JuliaLang / Distributed.jl

Create and control multiple Julia processes remotely for distributed computing. Ships as a Julia stdlib.
https://docs.julialang.org/en/v1/stdlib/Distributed/
MIT License
29 stars 11 forks source link

Distributed docs are a bit contradictory as to if it loads packages you are `using` on the manager process #64

Open oxinabox opened 4 years ago

oxinabox commented 4 years ago

The answer is: Yes it loads them (requires them, i.e. don't bring into scope), on all workers, when you using them on the manager, but when you start a new worker, it doesn't start with the ones that are currently loaded on the manager process.

https://docs.julialang.org/en/v1/manual/parallel-computing/#code-availability-1 first says:

Finally, if DummyModule.jl is not a standalone file but a package, then using DummyModule will load DummyModule.jl on all processes, but only bring it into scope on the process where using was called.

Then later kind of contradicts that:

Note that workers do not run a ~/.julia/config/startup.jl startup script, nor do they synchronize their global state (such as global variables, new method definitions, and loaded modules) with any of the other running processes.

The second bit is kind wrong. It does synconize loaded modules.
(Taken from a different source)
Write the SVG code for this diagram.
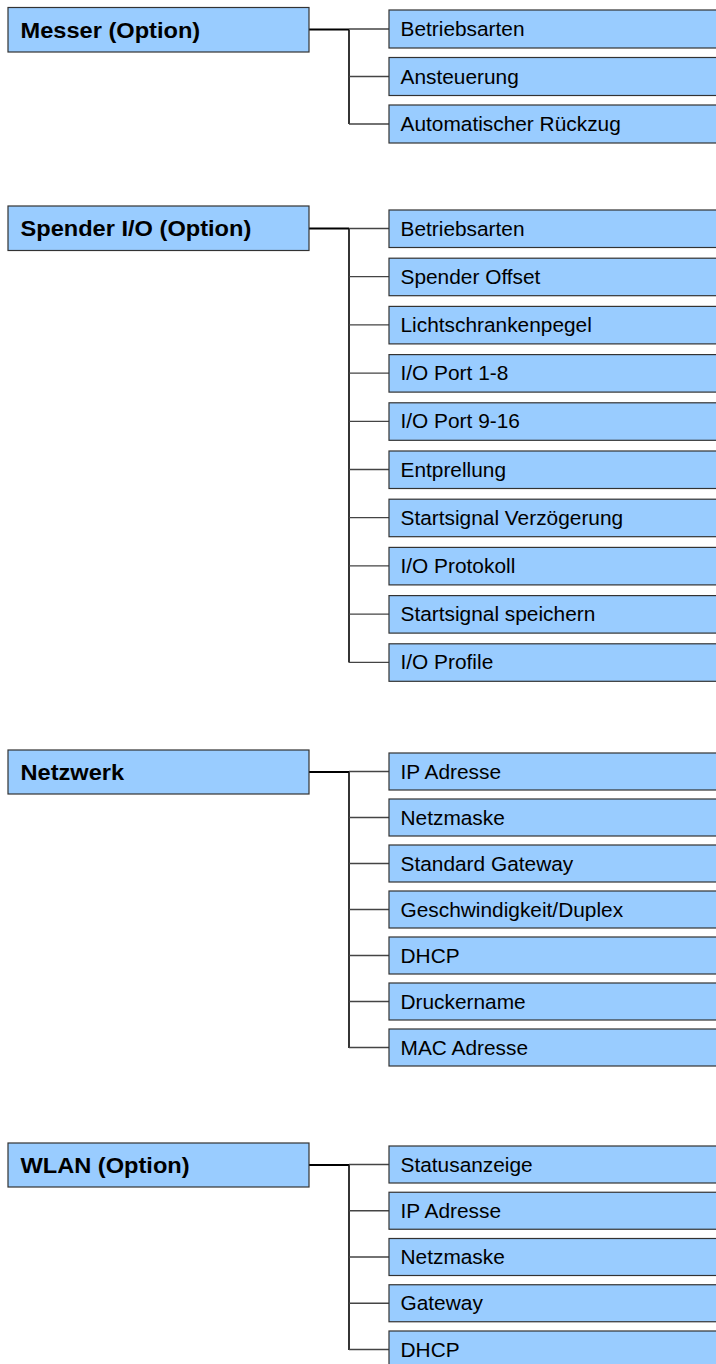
<svg xmlns="http://www.w3.org/2000/svg" width="716" height="1364" viewBox="0 0 716 1364">
<style>
.p{fill:#99ccff;stroke:#333;stroke-width:1.2}
.c{fill:#99ccff;stroke:#333;stroke-width:1.2}
.pt{font-family:"Liberation Sans",Arial,sans-serif;font-weight:bold;font-size:22.5px;fill:#000}
.ct{font-family:"Liberation Sans",Arial,sans-serif;font-size:19.5px;fill:#000}
.m{stroke:#000;stroke-width:2;fill:none}
.v{stroke:#111;stroke-width:1.7;fill:none}
.b{stroke:#444;stroke-width:1.3;fill:none}
</style>
<rect width="716" height="1364" fill="#fff"/>
<g id="connectors">
<path class="m" d="M309 29.5H349"/>
<path class="v" d="M349 29.5V124"/>
<path class="b" d="M349 29H389M349 76.5H389M349 124H389"/>
<path class="m" d="M309 228.5H349"/>
<path class="v" d="M349 228.5V662.5"/>
<path class="b" d="M349 228.5H389M349 276.7H389M349 324.9H389M349 373.1H389M349 421.3H389M349 469.5H389M349 517.7H389M349 565.9H389M349 614.1H389M349 662.3H389"/>
<path class="m" d="M309 772H349"/>
<path class="v" d="M349 772V1048"/>
<path class="b" d="M349 771.5H389M349 817.5H389M349 863.5H389M349 909.5H389M349 955.5H389M349 1001.5H389M349 1047.5H389"/>
<path class="m" d="M309 1165H349"/>
<path class="v" d="M349 1165V1350"/>
<path class="b" d="M349 1164.5H389M349 1210.75H389M349 1257H389M349 1303.25H389M349 1349.5H389"/>
</g>
<g id="messer"><rect class="p" x="8" y="7.5" width="301" height="44.5"/><text class="pt" transform="translate(20.5,37.5) scale(1.05,1)">Messer (Option)</text></g>
<g id="messer-1"><rect class="c" x="389" y="10" width="340" height="38"/><text class="ct" transform="translate(400.5,36) scale(1.07,1)">Betriebsarten</text></g>
<g id="messer-2"><rect class="c" x="389" y="57.5" width="340" height="38"/><text class="ct" transform="translate(400.5,83.5) scale(1.07,1)">Ansteuerung</text></g>
<g id="messer-3"><rect class="c" x="389" y="105" width="340" height="38"/><text class="ct" transform="translate(400.5,131) scale(1.07,1)">Automatischer Rückzug</text></g>

<g id="spender"><rect class="p" x="8" y="206" width="301" height="44.5"/><text class="pt" transform="translate(20.5,236) scale(1.05,1)">Spender I/O (Option)</text></g>
<g id="spender-1"><rect class="c" x="389" y="210" width="340" height="37.5"/><text class="ct" transform="translate(400.5,235.5) scale(1.07,1)">Betriebsarten</text></g>
<g id="spender-2"><rect class="c" x="389" y="258.2" width="340" height="37.5"/><text class="ct" transform="translate(400.5,283.7) scale(1.07,1)">Spender Offset</text></g>
<g id="spender-3"><rect class="c" x="389" y="306.4" width="340" height="37.5"/><text class="ct" transform="translate(400.5,331.9) scale(1.07,1)">Lichtschrankenpegel</text></g>
<g id="spender-4"><rect class="c" x="389" y="354.6" width="340" height="37.5"/><text class="ct" transform="translate(400.5,380.1) scale(1.07,1)">I/O Port 1-8</text></g>
<g id="spender-5"><rect class="c" x="389" y="402.8" width="340" height="37.5"/><text class="ct" transform="translate(400.5,428.3) scale(1.07,1)">I/O Port 9-16</text></g>
<g id="spender-6"><rect class="c" x="389" y="451" width="340" height="37.5"/><text class="ct" transform="translate(400.5,476.5) scale(1.07,1)">Entprellung</text></g>
<g id="spender-7"><rect class="c" x="389" y="499.2" width="340" height="37.5"/><text class="ct" transform="translate(400.5,524.7) scale(1.07,1)">Startsignal Verzögerung</text></g>
<g id="spender-8"><rect class="c" x="389" y="547.4" width="340" height="37.5"/><text class="ct" transform="translate(400.5,572.9) scale(1.07,1)">I/O Protokoll</text></g>
<g id="spender-9"><rect class="c" x="389" y="595.6" width="340" height="37.5"/><text class="ct" transform="translate(400.5,621.1) scale(1.07,1)">Startsignal speichern</text></g>
<g id="spender-10"><rect class="c" x="389" y="643.8" width="340" height="37.5"/><text class="ct" transform="translate(400.5,669.3) scale(1.07,1)">I/O Profile</text></g>

<g id="netzwerk"><rect class="p" x="8" y="750" width="301" height="44"/><text class="pt" transform="translate(20.5,780) scale(1.05,1)">Netzwerk</text></g>
<g id="netzwerk-1"><rect class="c" x="389" y="753" width="340" height="37"/><text class="ct" transform="translate(400.5,778.5) scale(1.07,1)">IP Adresse</text></g>
<g id="netzwerk-2"><rect class="c" x="389" y="799" width="340" height="37"/><text class="ct" transform="translate(400.5,824.5) scale(1.07,1)">Netzmaske</text></g>
<g id="netzwerk-3"><rect class="c" x="389" y="845" width="340" height="37"/><text class="ct" transform="translate(400.5,870.5) scale(1.07,1)">Standard Gateway</text></g>
<g id="netzwerk-4"><rect class="c" x="389" y="891" width="340" height="37"/><text class="ct" transform="translate(400.5,916.5) scale(1.07,1)">Geschwindigkeit/Duplex</text></g>
<g id="netzwerk-5"><rect class="c" x="389" y="937" width="340" height="37"/><text class="ct" transform="translate(400.5,962.5) scale(1.07,1)">DHCP</text></g>
<g id="netzwerk-6"><rect class="c" x="389" y="983" width="340" height="37"/><text class="ct" transform="translate(400.5,1008.5) scale(1.07,1)">Druckername</text></g>
<g id="netzwerk-7"><rect class="c" x="389" y="1029" width="340" height="37"/><text class="ct" transform="translate(400.5,1054.5) scale(1.07,1)">MAC Adresse</text></g>

<g id="wlan"><rect class="p" x="8" y="1143" width="301" height="44"/><text class="pt" transform="translate(20.5,1173) scale(1.05,1)">WLAN (Option)</text></g>
<g id="wlan-1"><rect class="c" x="389" y="1146" width="340" height="37"/><text class="ct" transform="translate(400.5,1171.5) scale(1.07,1)">Statusanzeige</text></g>
<g id="wlan-2"><rect class="c" x="389" y="1192.25" width="340" height="37"/><text class="ct" transform="translate(400.5,1217.75) scale(1.07,1)">IP Adresse</text></g>
<g id="wlan-3"><rect class="c" x="389" y="1238.5" width="340" height="37"/><text class="ct" transform="translate(400.5,1264) scale(1.07,1)">Netzmaske</text></g>
<g id="wlan-4"><rect class="c" x="389" y="1284.75" width="340" height="37"/><text class="ct" transform="translate(400.5,1310.25) scale(1.07,1)">Gateway</text></g>
<g id="wlan-5"><rect class="c" x="389" y="1331" width="340" height="37"/><text class="ct" transform="translate(400.5,1356.5) scale(1.07,1)">DHCP</text></g>
</svg>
vchuravy commented 4 years ago
➜  ~ julia -p 2
               _
   _       _ _(_)_     |  Documentation: https://docs.julialang.org
  (_)     | (_) (_)    |
   _ _   _| |_  __ _   |  Type "?" for help, "]?" for Pkg help.
  | | | | | | |/ _` |  |
  | | |_| | | | (_| |  |  Version 1.2.0 (2019-08-20)
 _/ |\__'_|_|_|\__'_|  |
|__/                   |

julia> using SIMD

julia> remotecall_fetch(()->Main.SIMD.Vec{2, Float64}((0, 0)), 2)
<2 x Float64>[0.0, 0.0]

julia> addprocs(1)
1-element Array{Int64,1}:
 4

julia> remotecall_fetch(()->Main.SIMD.Vec{2, Float64}((0, 0)), 4)
ERROR: On worker 4:
KeyError: key SIMD [fdea26ae-647d-5447-a871-4b548cad5224] not found
deserialize_global_from_main at /build/julia/src/julia-1.2.0/usr/share/julia/stdlib/v1.2/Serialization/src/Serialization.jl:722
JuliaLang/julia#5 at /build/julia/src/julia-1.2.0/usr/share/julia/stdlib/v1.2/Distributed/src/clusterserialize.jl:72 [inlined]
foreach at ./abstractarray.jl:1920
deserialize at /build/julia/src/julia-1.2.0/usr/share/julia/stdlib/v1.2/Distributed/src/clusterserialize.jl:72
JuliaLang/julia#105 at ./task.jl:268
Stacktrace:
 [1] #remotecall_fetch#149 at /build/julia/src/julia-1.2.0/usr/share/julia/stdlib/v1.2/Distributed/src/remotecall.jl:379 [inlined]
 [2] remotecall_fetch(::Function, ::Distributed.Worker) at /build/julia/src/julia-1.2.0/usr/share/julia/stdlib/v1.2/Distributed/src/remotecall.jl:371
 [3] #remotecall_fetch#152(::Base.Iterators.Pairs{Union{},Union{},Tuple{},NamedTuple{(),Tuple{}}}, ::typeof(remotecall_fetch), ::Function, ::Int64) at /build/julia/src/julia-1.2.0/usr/share/julia/stdlib/v1.2/Distributed/src/remotecall.jl:406
 [4] remotecall_fetch(::Function, ::Int64) at /build/julia/src/julia-1.2.0/usr/share/julia/stdlib/v1.2/Distributed/src/remotecall.jl:406
 [5] top-level scope at REPL[4]:1

No processes added afterwards do not synchronize loaded modules.

oxinabox commented 4 years ago

No processes added afterwards do not synchronize loaded modules.

Indeed, but ones added before do.

Maybe we should include that example in the docs. (Probably witha a add_procs at that start rather than -p, for shortness.0 That would clear things up.